> **Short task**
Begin with the first line below and retype each line exactly through the line containing "30, interval: 5". Any pictures are to be left out.

## Start Dataset content

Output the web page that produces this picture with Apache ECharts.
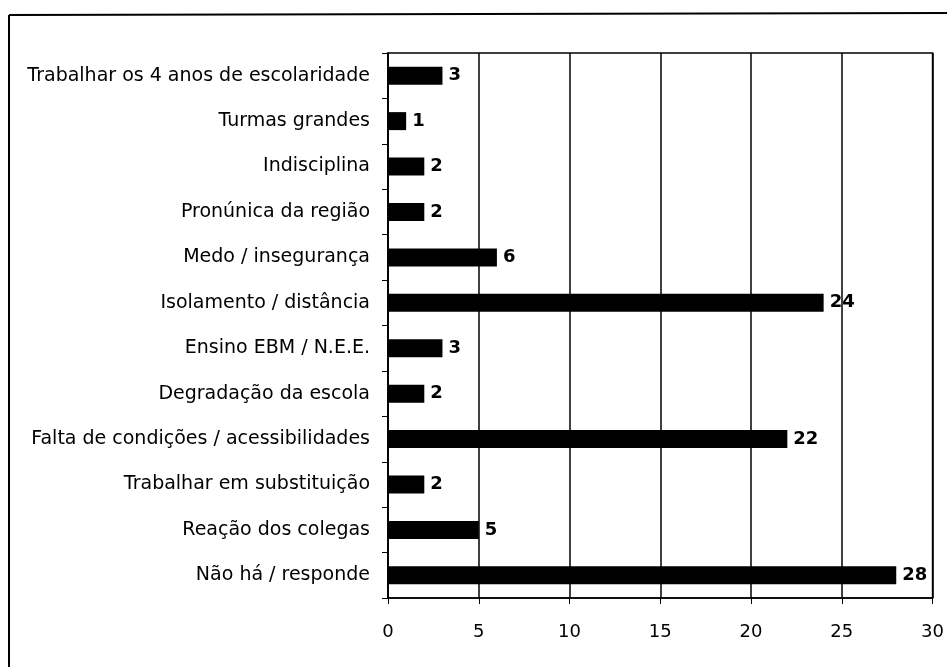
<!DOCTYPE html>
<html>
<head>
<meta charset="utf-8">
<script src="https://cdn.jsdelivr.net/npm/echarts@6/dist/echarts.min.js"></script>
<style>html,body{margin:0;padding:0;background:#fff;}#c{width:947px;height:667px;}</style>
</head>
<body>
<div id="c"></div>
<script>
const categories = [
  "Trabalhar os 4 anos de escolaridade",
  "Turmas grandes",
  "Indisciplina",
  "Pronúnica da região",
  "Medo / insegurança",
  "Isolamento / distância",
  "Ensino EBM / N.E.E.",
  "Degradação da escola",
  "Falta de condições / acessibilidades",
  "Trabalhar em substituição",
  "Reação dos colegas",
  "Não há / responde"
];
const values = [3, 1, 2, 2, 6, 24, 3, 2, 22, 2, 5, 28];
const xTicks = { min: 0, max: 30, interval: 5 };

const chart = echarts.init(document.getElementById('c'));
const font = "DejaVu Sans";
chart.setOption({
  animation: false,
  backgroundColor: '#fff',
  grid: { left: 388, top: 53, right: 14, bottom: 69, show: true, borderColor: '#000', borderWidth: 1.5, backgroundColor: '#fff' },
  xAxis: {
    type: 'value', min: xTicks.min, max: xTicks.max, interval: xTicks.interval,
    axisLine: { show: true, lineStyle: { color: '#000', width: 1.5 } },
    axisTick: { show: true, length: 6, lineStyle: { color: '#000', width: 1 } },
    splitLine: { show: true, lineStyle: { color: '#000', width: 1.5 } },
    axisLabel: { color: '#000', fontFamily: font, fontSize: 18, margin: 25 }
  },
  yAxis: {
    type: 'category', data: categories, inverse: true,
    axisLine: { show: true, lineStyle: { color: '#000', width: 1.5 } },
    axisTick: { show: true, length: 6, lineStyle: { color: '#000', width: 1 } },
    axisLabel: { color: '#000', fontFamily: font, fontSize: 19, margin: 18, padding: [4, 0, 0, 0] }
  },
  series: [{
    type: 'bar', data: values, barWidth: 18,
    itemStyle: { color: '#000' },
    label: { show: true, position: 'right', distance: 6, color: '#000', fontFamily: font, fontWeight: 'bold', fontSize: 18 }
  }],
  graphic: [
    { type: 'line', shape: { x1: 9, y1: 15, x2: 947, y2: 13 }, style: { stroke: '#000', lineWidth: 2 } },
    { type: 'line', shape: { x1: 9, y1: 15, x2: 9, y2: 667 }, style: { stroke: '#000', lineWidth: 2 } }
  ]
});
</script>
</body>
</html>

## End Dataset content

> **Response**
Output the web page that produces this picture with Apache ECharts.
<!DOCTYPE html>
<html>
<head>
<meta charset="utf-8">
<script src="https://cdn.jsdelivr.net/npm/echarts@6/dist/echarts.min.js"></script>
<style>html,body{margin:0;padding:0;background:#fff;}#c{width:947px;height:667px;}</style>
</head>
<body>
<div id="c"></div>
<script>
const categories = [
  "Trabalhar os 4 anos de escolaridade",
  "Turmas grandes",
  "Indisciplina",
  "Pronúnica da região",
  "Medo / insegurança",
  "Isolamento / distância",
  "Ensino EBM / N.E.E.",
  "Degradação da escola",
  "Falta de condições / acessibilidades",
  "Trabalhar em substituição",
  "Reação dos colegas",
  "Não há / responde"
];
const values = [3, 1, 2, 2, 6, 24, 3, 2, 22, 2, 5, 28];
const xTicks = { min: 0, max: 30, interval: 5 };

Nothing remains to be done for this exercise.